Which text similarity algorithm should I use to compare the context of Instagram hashtags?

#1
For a study I am comparing companies based on the posts written by their Instagram followers. I apply the following technique:
  • Nike has 1.000.000 followers.
  • 2000 random followers of Nike are selected and the posts created during the last 365 days by these profiles are obtained. The posts of these 2000 Instagram followers form the "company follower profile" of Nike.
  • Company follower profiles are created for 50 different companies.

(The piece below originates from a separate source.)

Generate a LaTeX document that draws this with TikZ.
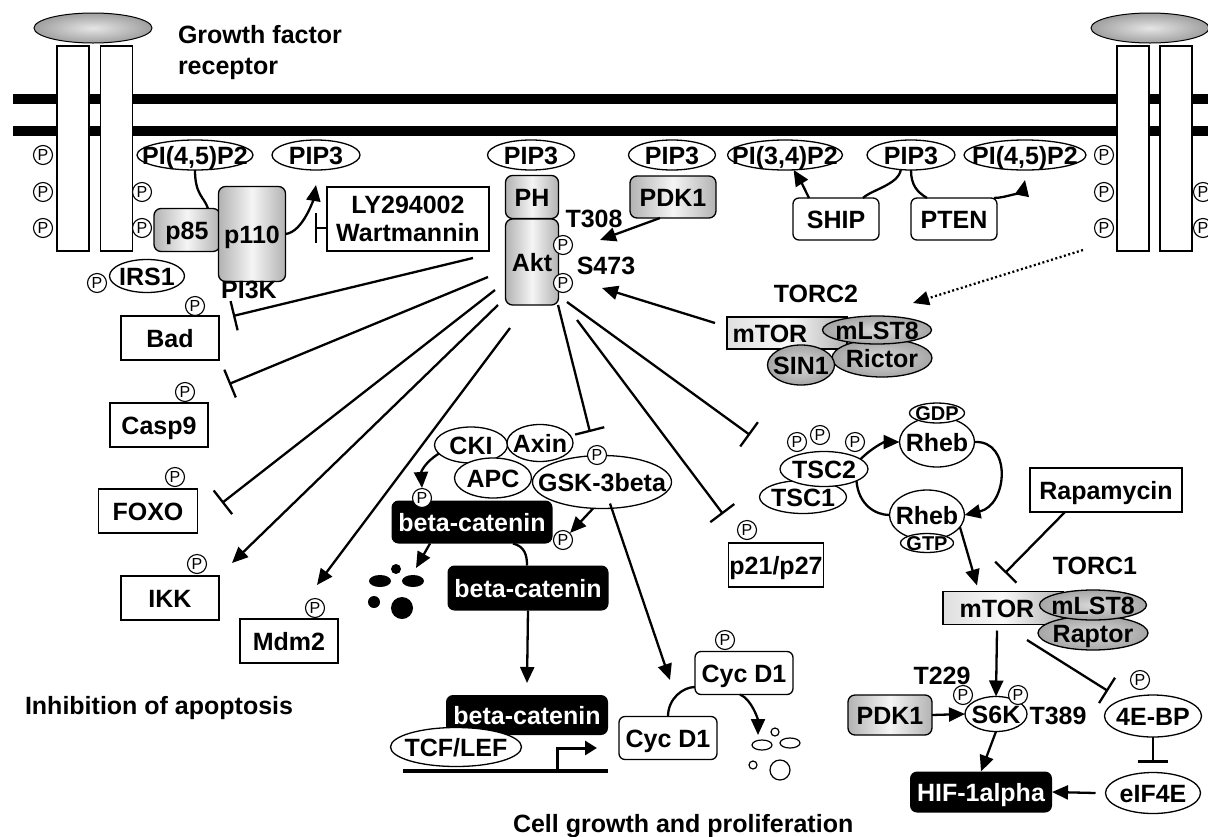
\documentclass[tikz,border=0pt]{standalone}
\usepackage{fontspec}
\setmainfont{Liberation Sans}
\usetikzlibrary{arrows.meta,shapes.geometric}
\newcommand\ct[1]{\makebox[0pt]{\raisebox{-0.36em}[0pt][0pt]{#1}}}
\tikzset{
  base/.style={font=\bfseries\fontsize{25}{28}\selectfont, inner sep=0pt, outer sep=0pt},
  sz/.style 2 args={minimum width=#1pt, minimum height=#2pt},
  ell/.style={base, ellipse, draw, line width=1.3pt, fill=white},
  wbox/.style={base, rectangle, draw, line width=1.3pt, fill=white},
  rbox/.style={wbox, rounded corners=6pt},
  gbox/.style={base, rectangle, rounded corners=7pt, draw, line width=1.3pt, left color=gray!60, right color=gray!60, middle color=gray!8},
  grect/.style={base, rectangle, draw, line width=1.3pt, left color=gray!25, right color=gray!60, middle color=gray!5},
  dell/.style={base, ellipse, draw, line width=1.3pt, inner color=gray!30, outer color=gray!70},
  bbox/.style={base, rectangle, rounded corners=7pt, fill=black, text=white},
  recbar/.style={rectangle, draw, line width=1.3pt, fill=white, minimum width=32pt, minimum height=205pt, inner sep=0pt},
  capell/.style={ellipse, draw, line width=1pt, inner color=gray!20, outer color=gray!75, minimum width=118pt, minimum height=30pt, inner sep=0pt},
  pc/.style={circle, draw, line width=1.1pt, fill=white, minimum size=19pt, inner sep=0pt, font=\fontsize{16}{16}\selectfont},
  txt/.style={base},
  con/.style={line width=2.3pt},
  act/.style={con, -{Triangle[length=16pt,width=14pt]}},
  inh/.style={con, -{Bar[width=30pt,line width=2.3pt]}},
}
\begin{document}
\begin{tikzpicture}[x=1pt,y=-1pt]
\useasboundingbox (0,0) rectangle (1208,836);
% membrane
\fill (13,94) rectangle (1208,104);
\fill (13,126) rectangle (1208,136);
% receptors
\node[recbar] (rL1) at (73,148.5) {};
\node[recbar] (rL2) at (116.5,148.5) {};
\node[capell] (capL) at (93,28) {};
\node[recbar] (rR1) at (1133,148.5) {};
\node[recbar] (rR2) at (1176,148.5) {};
\node[capell] (capR) at (1150,28) {};
\node[txt, anchor=base west] (gf1) at (178,43) {Growth factor};
\node[txt, anchor=base west] (gf2) at (178,74) {receptor};
% lipids
\node[ell, sz={116}{30}] (PI45L) at (195,155) {\ct{PI(4,5)P2}};
\node[ell, sz={88}{30}] (PIP3a) at (316,155) {\ct{PIP3}};
\node[ell, sz={87}{30}] (PIP3b) at (531,155) {\ct{PIP3}};
\node[ell, sz={87}{30}] (PIP3c) at (672,155) {\ct{PIP3}};
\node[ell, sz={115}{30}] (PI34) at (785,155) {\ct{PI(3,4)P2}};
\node[ell, sz={88}{30}] (PIP3d) at (911,155) {\ct{PIP3}};
\node[ell, sz={122}{30}] (PI45R) at (1025,155) {\ct{PI(4,5)P2}};
% PI3K
\node[gbox, sz={66}{43}] (p85) at (187,230) {\ct{p85}};
\node[gbox, sz={67}{95}] (p110) at (252,234) {\ct{p110}};
\node[txt] (pi3k) at (249,289) {\ct{PI3K}};
\node[ell, sz={75}{33}] (IRS1) at (147,276) {\ct{IRS1}};
\node[wbox, sz={162}{64}, align=center] (LY) at (408,219) {LY294002\\Wartmannin};
% Akt
\node[gbox, sz={53}{43}] (PH) at (532,197) {\ct{PH}};
\node[gbox, sz={53}{86}] (akt) at (532,262) {\ct{Akt}};
\node[txt] (t308l) at (594,218) {\ct{T308}};
\node[txt] (s473l) at (606,265) {\ct{S473}};
\node[gbox, sz={86}{42}] (PDK1a) at (673,197) {\ct{PDK1}};
\node[rbox, sz={86}{42}] (SHIP) at (836,219) {\ct{SHIP}};
\node[rbox, sz={86}{42}] (PTEN) at (954,219) {\ct{PTEN}};
% TORC2
\node[txt] (torc2) at (816,293) {\ct{TORC2}};
\node[grect, sz={120}{32}] (mtor2) at (787,333) {};
\node[txt] (mtor2t) at (770,333) {\ct{mTOR}};
\node[dell, sz={100}{38}] (rictor) at (882,358) {\ct{Rictor}};
\node[dell, sz={67}{40}] (sin1) at (801,365) {\ct{SIN1}};
\node[dell, sz={109}{28}] (mlst8a) at (877,330) {\ct{mLST8}};
% apoptosis targets
\node[wbox, sz={98}{44}] (bad) at (170,338) {\ct{Bad}};
\node[wbox, sz={98}{44}] (casp9) at (159,425) {\ct{Casp9}};
\node[wbox, sz={99}{44}] (foxo) at (148,511) {\ct{FOXO}};
\node[wbox, sz={98}{44}] (ikk) at (170,598) {\ct{IKK}};
\node[wbox, sz={98}{44}] (mdm2) at (289,641) {\ct{Mdm2}};
\node[txt, anchor=base west] (inhap) at (25,714) {Inhibition of apoptosis};
% beta-catenin destruction complex
\node[ell, sz={73}{36}] (CKI) at (471,445) {\ct{CKI}};
\node[ell, sz={66}{37}] (axin) at (540,443) {\ct{Axin}};
\node[ell, sz={77}{40}] (APC) at (493,478) {\ct{APC}};
\node[ell, sz={139}{53}] (GSK) at (602,482) {\ct{GSK-3beta}};
\node[bbox, sz={161}{43}] (bc1) at (472,522) {\ct{beta-catenin}};
\node[bbox, sz={161}{45}] (bc2) at (528,588) {\ct{beta-catenin}};
\node[bbox, sz={162}{40}] (bc3) at (527,715) {\ct{beta-catenin}};
\node[ell, sz={131}{39}] (TCF) at (456,747) {\ct{TCF/LEF}};
\draw[line width=4pt] (403,771) -- (608,771);
\draw[line width=3pt, -{Triangle[length=12pt,width=14pt]}] (557,771) -- (557,748) -- (597,748);
% degradation products
\fill (380,581) ellipse (11 and 6);
\fill (413,581) ellipse (11 and 6);
\fill (396,569) circle (5);
\fill (374,602) circle (6);
\fill (402,608) circle (11);
% Cyc D1
\node[rbox, sz={98}{43}] (cyc1) at (744,673) {\ct{Cyc D1}};
\node[rbox, sz={98}{43}] (cyc2) at (668,738) {\ct{Cyc D1}};
\draw[line width=1.2pt] (762,745) ellipse (10 and 5);
\draw[line width=1.2pt] (790,743) ellipse (10 and 5);
\draw[line width=1.2pt] (775,732) circle (4);
\draw[line width=1.2pt] (753,765) circle (4);
\draw[line width=1.2pt] (780,770) circle (10);
\node[txt, anchor=base west] (cgp) at (513,832) {Cell growth and proliferation};
% p21
\node[wbox, sz={95}{44}] (p21) at (776,565) {\ct{p21/p27}};
% TSC / Rheb
\node[ell, sz={87}{33}] (TSC1) at (803,497) {\ct{TSC1}};
\node[ell, sz={88}{35}] (TSC2) at (824,469) {\ct{TSC2}};
\node[ell, sz={75}{50}] (rhebA) at (937,442) {\ct{Rheb}};
\node[ell, sz={55}{20}, font=\bfseries\fontsize{20}{22}\selectfont] (GDP) at (937,413) {\ct{GDP}};
\node[ell, sz={75}{50}] (rhebB) at (927,515) {\ct{Rheb}};
\node[ell, sz={53}{19}, font=\bfseries\fontsize{20}{22}\selectfont] (GTP) at (927,543) {\ct{GTP}};
\node[wbox, sz={152}{44}] (rapa) at (1106,490) {\ct{Rapamycin}};
% TORC1
\node[txt] (torc1) at (1095,565) {\ct{TORC1}};
\node[grect, sz={120}{33}] (mtor1) at (1003,608) {};
\node[txt] (mtor1t) at (997,608) {\ct{mTOR}};
\node[dell, sz={110}{34}] (raptor) at (1093,633) {\ct{Raptor}};
\node[dell, sz={107}{30}] (mlst8b) at (1093,605) {\ct{mLST8}};
\node[ell, sz={62}{35}] (S6K) at (996,714) {\ct{S6K}};
\node[txt] (t229) at (942,675) {\ct{T229}};
\node[txt] (t389) at (1058,715) {\ct{T389}};
\node[gbox, sz={84}{40}] (PDK1b) at (890,715) {\ct{PDK1}};
\node[bbox, sz={142}{41}] (HIF) at (981,792) {\ct{HIF-1alpha}};
\node[ell, sz={97}{42}] (EBP) at (1153,716) {\ct{4E-BP}};
\node[ell, sz={95}{41}] (eIF) at (1153,793) {\ct{eIF4E}};
% phosphate circles
\foreach \n/\x/\y in {pL1/43/155, pL2/43/192, pL3/43/228, pL4/142/192, pL5/142/228,
  pR1/1104/155, pR2/1104/192, pR3/1104/228, pR4/1203/192, pR5/1203/228,
  pIRS/97/283, pBad/195/306, pCasp/185/392, pFoxo/175/477, pIkk/197/564, pMdm/315/608,
  pAkt1/563/245, pAkt2/563/283, pGsk/597/455, pBc1/422/498, pBc2/563/540, pP21/747/530,
  pTsc1/797/442, pTsc2/820/435, pTsc3/855/442, pCyc/725/640, pS1/963/695, pS2/1018/695, pEbp/1140/680}
  \node[pc] (\n) at (\x,\y) {P};
% ---------- connectors ----------
\draw[con] (PI45L.south) .. controls +(0,25) and +(-4,-12) .. ([xshift=-12pt]p85.north east);
\draw[act] (p110.east) .. controls +(18,-2) and +(-2,12) .. ([yshift=-15pt]PIP3a.south);
\draw[inh] ([yshift=-9pt]LY.west) -- ++(-12,0);
\coordinate (t308) at (600,240);
\draw[act] ([xshift=-13pt]PDK1a.south) -- (t308);
\coordinate (s473) at (602,288);
\draw[act] ([xshift=-12pt,yshift=10pt]mtor2.west) -- (s473);
\coordinate (dotS) at (1083,250);
\coordinate (dotE) at (913,303);
\draw[con, dash pattern=on 2pt off 2.5pt, -{Triangle[length=16pt,width=14pt]}] (dotS) -- (dotE);
% SHIP / PTEN
\draw[con] (PIP3d.-125) .. controls +(-2,15) and +(8,-8) .. ([xshift=-16pt]SHIP.north east);
\draw[act] ([xshift=16pt]SHIP.north west) .. controls +(-3,-8) .. (PI34.-60);
\draw[con] (PIP3d.south) .. controls +(0,15) and +(-10,-6) .. ([xshift=-27pt]PTEN.north);
\draw[act] ([xshift=40pt]PTEN.north) .. controls +(12,0) and +(-2,10) .. ([yshift=-10pt]PI45R.south);
% Akt spokes
\coordinate (aBad) at (473,258); \coordinate (eBad) at (233,316);
\coordinate (aCasp) at (488,277); \coordinate (eCasp) at (229,384);
\coordinate (aFoxo) at (495,290); \coordinate (eFoxo) at (222,503);
\coordinate (aIkk) at (498,305); \coordinate (eIkk) at (232,563);
\coordinate (aMdm) at (510,328); \coordinate (eMdm) at (317,585);
\coordinate (aGsk) at (558,305); \coordinate (eGsk) at (590,432);
\coordinate (aP21) at (577,320); \coordinate (eP21) at (723,514);
\coordinate (aTsc) at (567,302); \coordinate (eTsc) at (750,435);
\draw[inh] (aBad) -- (eBad);
\draw[inh] (aCasp) -- (eCasp);
\draw[inh] (aFoxo) -- (eFoxo);
\draw[act] (aIkk) -- (eIkk);
\draw[act] (aMdm) -- (eMdm);
\draw[inh] (aGsk) -- (eGsk);
\draw[inh] (aP21) -- (eP21);
\draw[inh] (aTsc) -- (eTsc);
% beta-catenin pathway
\coordinate (cycTip) at (670,680);
\draw[act] ([xshift=8pt,yshift=5pt]GSK.south) -- (cycTip);
\draw[act] (CKI.-165) .. controls (425,462) and (421,472) .. (pBc1.north);
\draw[act] ([xshift=-9pt]GSK.south) -- (pBc2.45);
\draw[con] ([xshift=41pt]bc1.south) .. controls +(12,3) and +(0,-10) .. ([xshift=-1pt]bc2.north);
\coordinate (degTip) at (416,568);
\draw[act] ([xshift=-42pt]bc1.south) -- (degTip);
\draw[act] (bc2.south) -- ([yshift=12pt]bc3.north);
% Cyc D1
\draw[con] (cyc2.north) .. controls +(0,-18) and +(-12,0) .. ([yshift=-14pt]cyc1.west);
\coordinate (cycDeg) at (758,735);
\draw[act] ([xshift=-4pt]cyc1.south) .. controls +(12,5) and +(0,-15) .. (cycDeg);
% TSC / Rheb
\draw[act] (TSC2.15) .. controls +(12,-12) and +(-15,0) .. (rhebA.west);
\draw[act] (rhebA.east) .. controls (1012,440) and (1008,505) .. (rhebB.east);
\draw[con] (TSC2.-20) .. controls +(2,24) and +(-14,0) .. (rhebB.west);
\draw[act] (rhebB.-20) -- ([xshift=-26pt,yshift=6pt]mtor1.north);
\coordinate (rapaBar) at (1005,573);
\draw[inh] ([xshift=-41pt]rapa.south) -- (rapaBar);
% TORC1 outputs
\draw[act] ([xshift=-6pt,yshift=-6pt]mtor1.south) -- (S6K.north);
\coordinate (aEbp) at (1027,640); \coordinate (eEbp) at (1108,691);
\draw[inh] (aEbp) -- (eEbp);
\draw[act] (PDK1b.east) -- (S6K.west);
\draw[act] (S6K.south) -- (HIF.north);
\draw[inh] (EBP.south) -- ([yshift=10pt]eIF.north);
\draw[act] ([xshift=-10pt]eIF.west) -- (HIF.east);
\end{tikzpicture}
\end{document}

The posts contained in the company follower profile of Nike are compared with the posts contained in the follower profiles of the other 49 companies to measure the distance between Nike and the other company.
Currently I simply created a "bag-of-hashtags" per company follower profile, consisting of all hashtags used in the posts. cosine similarity was applied to these bags of hashtags to measure the distance between each pair of companies.

However, I want to improve my study by applying the following methodology:
I would like to create a vector space model for all hashtags used in the company follower profiles to measure the 'distance' between all hashtags so I can measure similarities between hashtags. (total 300.000 hashtags)

To do this I want to create a document for each hashtag which consists of the posts in which the hashtag was used. After this I would like to apply a cluster algorithm to the vector space model to detect clusters of hashtags which discuss the same topic (i.e. sport, business, family, etc.),
The final goal is to compare the topic usage in the company follower profiles (i.e. how many times do Nike followers mention the topic sport) to measure the distance between Nike and the other companies.

My question with this (improved) methodology is: Which document similarity algorithm would you advise me to apply?

I found a Medium article describing many different document similarity algorithms: https://medium.com/@adriensieg/text-similarities-da019229c894. I recently also hear a lot about the new BIRD algorithm. However, I think methods such as BIRD may be a bit of an overkill in my practise.

Any advise on my question or my methodology in general are extremely welcome. Thanks a lot in advance!